## Records for the task
_____
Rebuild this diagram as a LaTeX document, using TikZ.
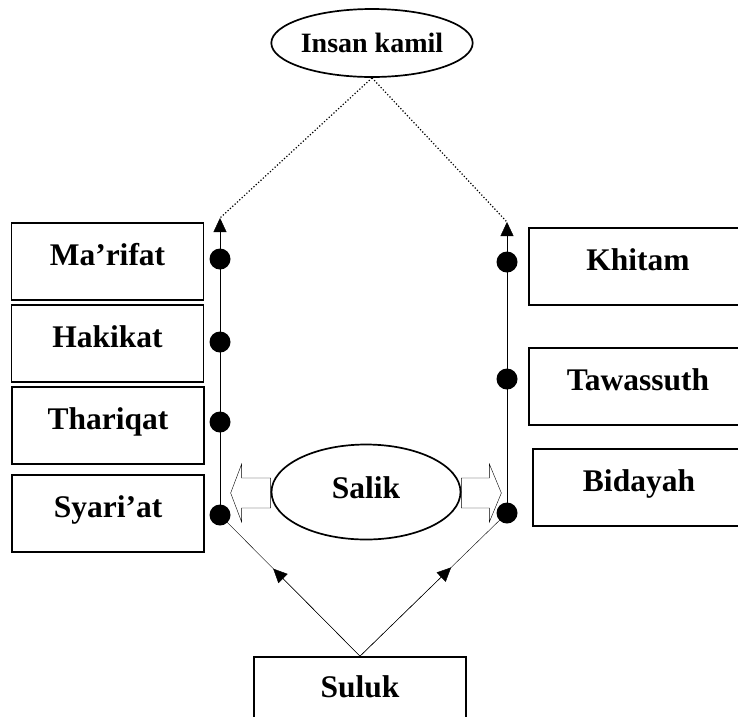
\documentclass[tikz,border=0pt]{standalone}
\usepackage{fontspec}
\setmainfont{Liberation Serif}
\usetikzlibrary{arrows.meta,shapes.geometric,calc}
\pgfdeclarelayer{background}
\pgfsetlayers{background,main}

\begin{document}
\begin{tikzpicture}[x=1pt,y=-1pt,line width=1.7pt,
                    stage/.style={draw,rectangle,inner sep=0pt,minimum width=192pt,
                      minimum height=77pt,text height=22pt,text depth=14pt,
                      font=\fontsize{31.5}{36}\selectfont\bfseries},
                    point/.style={circle,inner sep=0pt,minimum size=21pt,fill=black},
                    tip/.style={-{Triangle[length=14pt,width=13pt]}},
                    hollow/.style={draw,fill=white}]

                  \useasboundingbox (0,0) rectangle (738,716);

                  % goal
                  \node (kamil) [ellipse,draw,inner sep=0pt,minimum width=153pt,
                    minimum height=68pt,text height=18.5pt,text depth=0pt,
                    font=\fontsize{28}{32}\selectfont\bfseries] at (372,43) {Insan kamil};

                  % left column
                  \node (marifat)  [stage] at (107.5,261.5) {Ma’rifat};
                  \node (hakikat)  [stage] at (107.5,343.5) {Hakikat};
                  \node (thariqat) [stage] at (108,425.5) {Thariqat};
                  \node (syariat)  [stage] at (108,513.5) {Syari’at};

                  % right column
                  \node (khitam)    [stage,minimum width=218pt] at (638,266.5) {Khitam};
                  \node (tawassuth) [stage,minimum width=218pt] at (638,386.5) {Tawassuth};
                  \node (bidayah)   [stage,minimum width=212pt] at (639,487.5) {Bidayah};

                  \node (suluk) [stage,minimum width=212pt,minimum height=72pt] at (360,693) {Suluk};

                  \node (salik) [ellipse,draw,fill=white,inner sep=0pt,minimum width=189pt,
                    minimum height=95pt,text height=22pt,text depth=9pt,
                    font=\fontsize{31.5}{36}\selectfont\bfseries] at (366,492) {Salik};

                  \begin{pgfonlayer}{background}
                    \draw [hollow] (salik.west) ++(0,-14) -- ++(-29,0) -- ++(0,-14)
                      -- ++(-11,29) -- ++(11,29) -- ++(0,-14) -- ++(29,0) -- cycle;
                    \draw [hollow] (salik.east) ++(0,-14) -- ++(28,0) -- ++(0,-14)
                      -- ++(12,29) -- ++(-12,29) -- ++(0,-14) -- ++(-28,0) -- cycle;
                  \end{pgfonlayer}

                  % points on the two paths
                  \node (pmarifat)   [point] at (220,259) {};
                  \node (phakikat)   [point] at (220,342) {};
                  \node (pthariqat)  [point] at (220,422) {};
                  \node (psyariat)   [point] at (220,515) {};
                  \node (pkhitam)    [point] at (507,262) {};
                  \node (ptawassuth) [point] at (507,379) {};
                  \node (pbidayah)   [point] at (507,513) {};
                  \coordinate (ltop) at (220,218);
                  \coordinate (rtop) at (507,222);

                  \draw [tip] (psyariat.center) -- (ltop);
                  \draw [tip] (pbidayah.center) -- (rtop);
                  \draw [dotted,line width=1.2pt] (kamil.south) -- (ltop);
                  \draw [dotted,line width=1.2pt] (kamil.south) -- (rtop);

                  \draw (suluk.north) -- (psyariat.center);
                  \draw (suluk.north) -- (pbidayah.center);
                  \draw [tip] (suluk.north) -- ($(suluk.north)!0.62!(psyariat.center)$);
                  \draw [tip] (suluk.north) -- ($(suluk.north)!0.62!(pbidayah.center)$);
                \end{tikzpicture}
\end{document}
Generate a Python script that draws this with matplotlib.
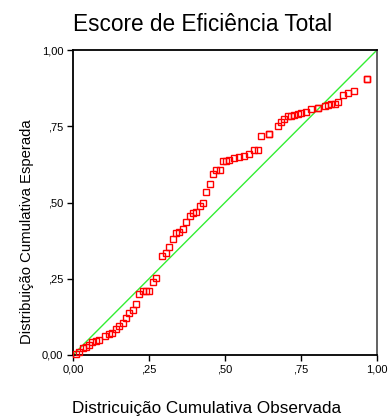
import matplotlib
matplotlib.use("Agg")
import matplotlib.pyplot as plt
from matplotlib.ticker import FixedLocator, FixedFormatter

plt.rcParams['font.family'] = ['Liberation Sans', 'DejaVu Sans']

# Observed vs expected cumulative probabilities (P-P plot)
observed = [0.009, 0.020, 0.032, 0.043, 0.053, 0.064, 0.075, 0.086, 0.104, 0.120,
            0.129, 0.141, 0.152, 0.163, 0.174, 0.185, 0.196, 0.207, 0.218, 0.229,
            0.240, 0.251, 0.262, 0.273, 0.293, 0.306, 0.317, 0.328, 0.339, 0.350,
            0.362, 0.373, 0.384, 0.394, 0.406, 0.417, 0.428, 0.438, 0.450, 0.461,
            0.471, 0.482, 0.493, 0.504, 0.513, 0.531, 0.546, 0.563, 0.579, 0.596,
            0.607, 0.618, 0.645, 0.645, 0.673, 0.684, 0.695, 0.706, 0.717, 0.728,
            0.740, 0.751, 0.766, 0.784, 0.805, 0.805, 0.828, 0.839, 0.850, 0.861,
            0.872, 0.887, 0.905, 0.923, 0.967, 0.967]
expected = [0.002, 0.011, 0.022, 0.025, 0.033, 0.043, 0.047, 0.050, 0.062, 0.069,
            0.073, 0.084, 0.094, 0.106, 0.120, 0.138, 0.146, 0.167, 0.201, 0.209,
            0.211, 0.211, 0.238, 0.252, 0.325, 0.333, 0.355, 0.381, 0.400, 0.404,
            0.414, 0.436, 0.455, 0.466, 0.469, 0.488, 0.499, 0.535, 0.561, 0.594,
            0.605, 0.608, 0.635, 0.636, 0.639, 0.645, 0.648, 0.653, 0.660, 0.671,
            0.671, 0.718, 0.726, 0.726, 0.750, 0.764, 0.775, 0.783, 0.785, 0.787,
            0.790, 0.795, 0.797, 0.807, 0.810, 0.810, 0.816, 0.819, 0.822, 0.822,
            0.829, 0.852, 0.859, 0.866, 0.906, 0.906]

tick_values = [0.0, 0.25, 0.5, 0.75, 1.0]
tick_labels = ["0,00", ",25", ",50", ",75", "1,00"]

title = "Escore de Eficiência Total"
xlabel = "Districuição Cumulativa Observada"
ylabel = "Distribuição Cumulativa Esperada"

fig = plt.figure(figsize=(3.91, 4.17), dpi=100)
ax = fig.add_axes([73 / 391, 62 / 417, 304 / 391, 305 / 417])

# reference diagonal
ax.plot([0, 1], [0, 1], color="#33ee33", linewidth=1.0, zorder=2)

ax.plot(observed, expected, linestyle="none", marker="s", markersize=4.2,
        markerfacecolor="none", markeredgecolor="#ff0000", markeredgewidth=1.0,
        zorder=3, clip_on=False)

ax.set_xlim(0, 1)
ax.set_ylim(0, 1)

ax.xaxis.set_major_locator(FixedLocator(tick_values))
ax.xaxis.set_major_formatter(FixedFormatter(tick_labels))
ax.yaxis.set_major_locator(FixedLocator(tick_values))
ax.yaxis.set_major_formatter(FixedFormatter(tick_labels))
ax.tick_params(axis="both", direction="out", length=4, width=1.0,
               labelsize=8, pad=3, colors="black")

for side in ["left", "bottom", "top"]:
    ax.spines[side].set_color("black")
    ax.spines[side].set_linewidth(1.3)
ax.spines["right"].set_color("#555555")
ax.spines["right"].set_linewidth(1.3)

fig.text(203 / 391, 1 - 31 / 417, title, ha="center", va="baseline", fontsize=16.3)
fig.text(207 / 391, 1 - 413 / 417, xlabel, ha="center", va="baseline", fontsize=12.3)
fig.text(27 / 391, 1 - 232 / 417, ylabel, ha="center", va="center", fontsize=10.7,
         rotation=90)

fig.savefig("out.png", dpi=100, facecolor="white")
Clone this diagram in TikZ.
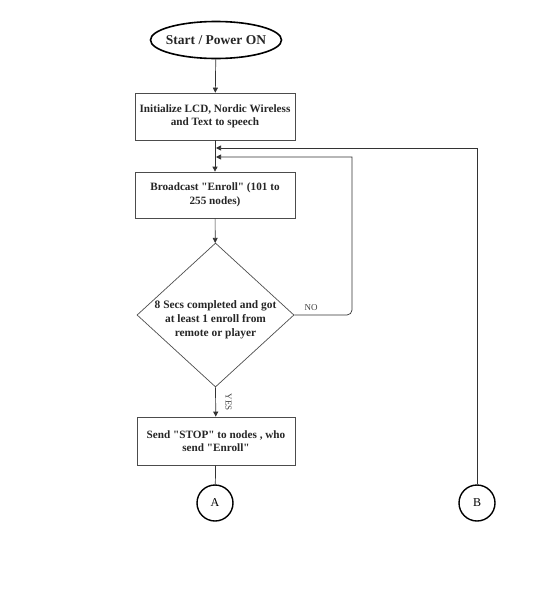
\documentclass[tikz,border=0pt]{standalone}
\usepackage{fontspec}
\setmainfont{Liberation Serif}[Ligatures=TeXOff]
\usetikzlibrary{shapes.geometric,arrows.meta}
\begin{document}
\begin{tikzpicture}[x=1pt,y=-1pt,
  line/.style={draw=black!80, line width=0.7pt},
  arr/.style={line, -{Triangle[length=5pt,width=5pt]}},
  proc/.style={draw=black!70, line width=0.7pt, minimum width=160pt, inner sep=2pt, align=center, font=\bfseries\fontsize{11.2}{13.5}\selectfont, text=black!85},
  term/.style={draw=black, ellipse, line width=1.6pt, minimum width=131pt, minimum height=37pt, inner xsep=-10pt, inner ysep=0pt, font=\bfseries\fontsize{13.5}{15}\selectfont, text=black!85},
  decision/.style={draw=black!70, line width=0.7pt, diamond, inner sep=0pt, minimum width=157pt, minimum height=144pt},
  dtext/.style={align=center, font=\bfseries\fontsize{11.4}{14}\selectfont, text=black!85},
  conn/.style={draw=black, circle, line width=1.4pt, minimum size=36pt, inner sep=0pt, font=\fontsize{12}{14}\selectfont},
  lab/.style={font=\fontsize{9}{10}\selectfont, text=black!75}
]
\useasboundingbox (0,0) rectangle (535,600);
\node[term] (start) at (216,40) {Start / Power ON};
\node[proc, minimum height=47pt] (init) at (215,116.5) {Initialize LCD, Nordic Wireless\\and Text to speech};
\node[proc, minimum height=46pt] (bcast) at (215,195) {Broadcast "Enroll" (101 to\\255 nodes)};
\node[decision] (dec) at (215.5,315) {};
\node[dtext] (dectext) at (215.5,320) {8 Secs completed and got\\at least 1 enroll from\\remote or player};
\node[proc, minimum height=48pt, minimum width=158pt] (stop) at (216,441) {Send "STOP" to nodes , who\\send "Enroll"};
\node[conn] (A) at (215,503) {A};
\node[conn] (B) at (477,503) {B};
\coordinate (m2) at (216,148);
\coordinate (m1) at (216,157);
\coordinate (c1) at (352,315);
\coordinate (c2) at (352,157);
\coordinate (c3) at (477,148);

\draw[arr] (start) -- (init);
\draw[arr] (init) -- (bcast);
\draw[arr] (bcast) -- (dec);
\draw[arr] (dec.south) -- node[lab, rotate=-90, yshift=13pt] (yes) {YES} (stop);
\draw[line] (stop) -- (A);
\draw[arr] (dec.east) [rounded corners=5pt] -- (c1) [sharp corners] -- (c2) -- (m1);
\draw[arr] (B) -- (c3) -- (m2);
\node[lab] (no) at (311,308) {NO};
\end{tikzpicture}
\end{document}
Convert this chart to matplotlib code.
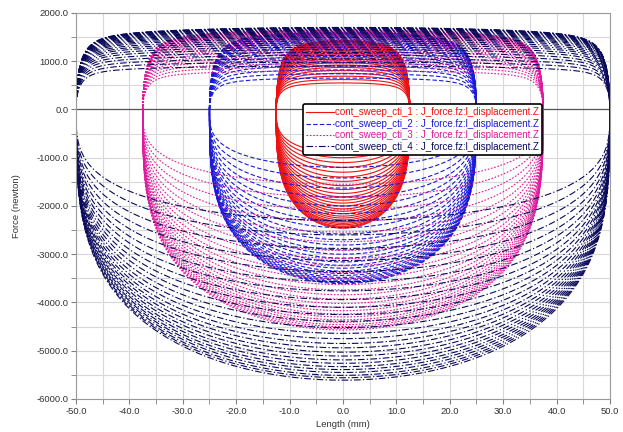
_____
Write out again exactly the lines above from the one with "Clone this diagram in TikZ." through the one with "(c3) at (477,148);", adding no other lines and no pictures.

## Solution
Clone this diagram in TikZ.
\documentclass[tikz,border=0pt]{standalone}
\usepackage{fontspec}
\setmainfont{Liberation Serif}[Ligatures=TeXOff]
\usetikzlibrary{shapes.geometric,arrows.meta}
\begin{document}
\begin{tikzpicture}[x=1pt,y=-1pt,
  line/.style={draw=black!80, line width=0.7pt},
  arr/.style={line, -{Triangle[length=5pt,width=5pt]}},
  proc/.style={draw=black!70, line width=0.7pt, minimum width=160pt, inner sep=2pt, align=center, font=\bfseries\fontsize{11.2}{13.5}\selectfont, text=black!85},
  term/.style={draw=black, ellipse, line width=1.6pt, minimum width=131pt, minimum height=37pt, inner xsep=-10pt, inner ysep=0pt, font=\bfseries\fontsize{13.5}{15}\selectfont, text=black!85},
  decision/.style={draw=black!70, line width=0.7pt, diamond, inner sep=0pt, minimum width=157pt, minimum height=144pt},
  dtext/.style={align=center, font=\bfseries\fontsize{11.4}{14}\selectfont, text=black!85},
  conn/.style={draw=black, circle, line width=1.4pt, minimum size=36pt, inner sep=0pt, font=\fontsize{12}{14}\selectfont},
  lab/.style={font=\fontsize{9}{10}\selectfont, text=black!75}
]
\useasboundingbox (0,0) rectangle (535,600);
\node[term] (start) at (216,40) {Start / Power ON};
\node[proc, minimum height=47pt] (init) at (215,116.5) {Initialize LCD, Nordic Wireless\\and Text to speech};
\node[proc, minimum height=46pt] (bcast) at (215,195) {Broadcast "Enroll" (101 to\\255 nodes)};
\node[decision] (dec) at (215.5,315) {};
\node[dtext] (dectext) at (215.5,320) {8 Secs completed and got\\at least 1 enroll from\\remote or player};
\node[proc, minimum height=48pt, minimum width=158pt] (stop) at (216,441) {Send "STOP" to nodes , who\\send "Enroll"};
\node[conn] (A) at (215,503) {A};
\node[conn] (B) at (477,503) {B};
\coordinate (m2) at (216,148);
\coordinate (m1) at (216,157);
\coordinate (c1) at (352,315);
\coordinate (c2) at (352,157);
\coordinate (c3) at (477,148);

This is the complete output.